Under questioning by Henderson’s lawyer, Muellner also said she left the camera on the seat of her squad car overnight. She said it was then in her office mailbox for a period of time before being placed in a secure property locker a day or two after the incident.
After the testimony, Henderson’s lawyer, Kevin Riach, asked Ramsey County District Judge Diane Alshouse to dismiss the case. Riach said that if there was any obstruction of medical care, it was created by the paramedic who stopped his work to complain to Henderson.
He argued that it is common for people to watch, film or gawk at emergencies, and that’s not considered offensive conduct.
But Beck said Henderson forced Norgaard to interrupt the medical care after he refused a request to stop filming.
“It doesn’t have to be a physical interruption. It has to have the effect of a physical interruption,” Beck said.
Alshouse ruled that the case will go on.
The lawyers then sparred over whether instructions to the jury should refer to First Amendment protections and expectations of right to privacy and whether interfering with emergency workers means a physical interference. Closing arguments in the case are expected Thursday.
Henderson said prosecutors said he could have resolved the case by pleading guilty to a petty misdemeanor and paying a $50 fine.
But Henderson rejected the prosecution offer and insisted on a jury trial.
Riach is a senior associate with the Minneapolis-based Fredrikson & Byron law firm. Also at trial was John Lund-quist, a partner with the firm.
Little Canada was being represented by Beck and Joseph Kelly, attorneys with the firm Kelly & Lemmons of Little Canada.
During selection of the six jurors who will decide the case, Riach asked prospective jurors if they had strong feelings about individuals filming activities of police. Several prospective jurors said that would be acceptable or even helpful.

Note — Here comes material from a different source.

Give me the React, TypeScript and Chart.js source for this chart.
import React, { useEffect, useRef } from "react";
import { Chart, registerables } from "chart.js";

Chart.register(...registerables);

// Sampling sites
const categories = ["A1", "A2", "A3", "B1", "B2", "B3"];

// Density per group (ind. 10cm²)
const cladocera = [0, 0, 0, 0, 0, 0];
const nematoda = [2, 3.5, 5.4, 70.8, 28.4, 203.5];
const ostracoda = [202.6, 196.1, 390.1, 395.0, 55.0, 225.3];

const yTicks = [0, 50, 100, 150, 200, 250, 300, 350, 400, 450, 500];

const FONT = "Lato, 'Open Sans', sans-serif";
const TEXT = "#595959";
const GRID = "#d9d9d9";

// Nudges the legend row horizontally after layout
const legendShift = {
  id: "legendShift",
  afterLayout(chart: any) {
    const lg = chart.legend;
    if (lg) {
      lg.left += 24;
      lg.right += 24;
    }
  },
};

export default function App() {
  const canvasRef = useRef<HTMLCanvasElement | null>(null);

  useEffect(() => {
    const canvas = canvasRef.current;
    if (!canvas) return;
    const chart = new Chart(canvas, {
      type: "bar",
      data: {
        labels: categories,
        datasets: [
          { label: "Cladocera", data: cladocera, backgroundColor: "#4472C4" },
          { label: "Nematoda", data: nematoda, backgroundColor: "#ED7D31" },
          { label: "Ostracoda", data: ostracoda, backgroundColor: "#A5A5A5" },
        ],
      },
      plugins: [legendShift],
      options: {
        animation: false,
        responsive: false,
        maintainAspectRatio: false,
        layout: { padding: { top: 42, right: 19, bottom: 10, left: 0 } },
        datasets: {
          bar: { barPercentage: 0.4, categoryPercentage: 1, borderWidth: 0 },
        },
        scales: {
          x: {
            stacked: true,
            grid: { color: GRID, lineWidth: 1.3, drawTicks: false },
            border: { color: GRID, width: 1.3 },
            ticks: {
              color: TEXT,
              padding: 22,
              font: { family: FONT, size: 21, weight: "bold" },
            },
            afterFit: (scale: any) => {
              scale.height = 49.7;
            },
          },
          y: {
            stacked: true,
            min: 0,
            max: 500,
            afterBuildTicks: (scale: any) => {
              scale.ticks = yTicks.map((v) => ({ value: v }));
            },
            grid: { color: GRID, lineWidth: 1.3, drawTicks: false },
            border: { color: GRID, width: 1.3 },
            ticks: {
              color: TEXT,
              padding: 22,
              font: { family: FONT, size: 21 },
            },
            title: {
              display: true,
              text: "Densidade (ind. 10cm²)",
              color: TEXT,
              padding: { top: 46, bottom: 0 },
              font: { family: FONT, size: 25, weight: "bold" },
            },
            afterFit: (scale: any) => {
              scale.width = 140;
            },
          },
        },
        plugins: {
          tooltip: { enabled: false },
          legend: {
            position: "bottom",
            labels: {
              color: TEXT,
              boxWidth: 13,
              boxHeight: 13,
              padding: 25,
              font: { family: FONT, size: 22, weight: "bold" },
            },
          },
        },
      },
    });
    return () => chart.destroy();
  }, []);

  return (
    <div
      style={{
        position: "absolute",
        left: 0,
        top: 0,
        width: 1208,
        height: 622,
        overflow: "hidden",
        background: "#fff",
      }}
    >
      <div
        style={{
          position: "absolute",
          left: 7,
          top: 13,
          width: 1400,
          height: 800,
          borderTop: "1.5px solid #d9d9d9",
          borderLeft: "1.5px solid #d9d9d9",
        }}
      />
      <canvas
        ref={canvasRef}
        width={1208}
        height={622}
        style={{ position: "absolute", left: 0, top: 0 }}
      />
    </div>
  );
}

Beck then asked if their feelings would change if it was someone filming an emergency medical technician or an ambulance crew at work.
Before the jury started was seated, Beck said he wanted to be able to introduce evidence to challenge the credibility of potential testimony from Henderson because he had been discharged from the military under a less than honorable discharge and had faced a court-martial for desertion.
Riach objected, saying Beck’s discharge was not evidence of a false statement. It was “just smear evidence to make him look bad in front of the jury,” Riach said.
Alshouse disallowed evidence of Henderson’s discharge.
Several people watching the case said they showed up because they are interested in the rights of citizens to film public officials.
“This is a test case,” said Rex Johnson of New Brighton. “Videotaping is essential for holding people accountable for their actions.”
Grace Kelly, who said she blogs for the MN Progressive Project website, said forbidding videotaping of emergency medical workers could prevent citizens or journalists from documenting injuries at protests.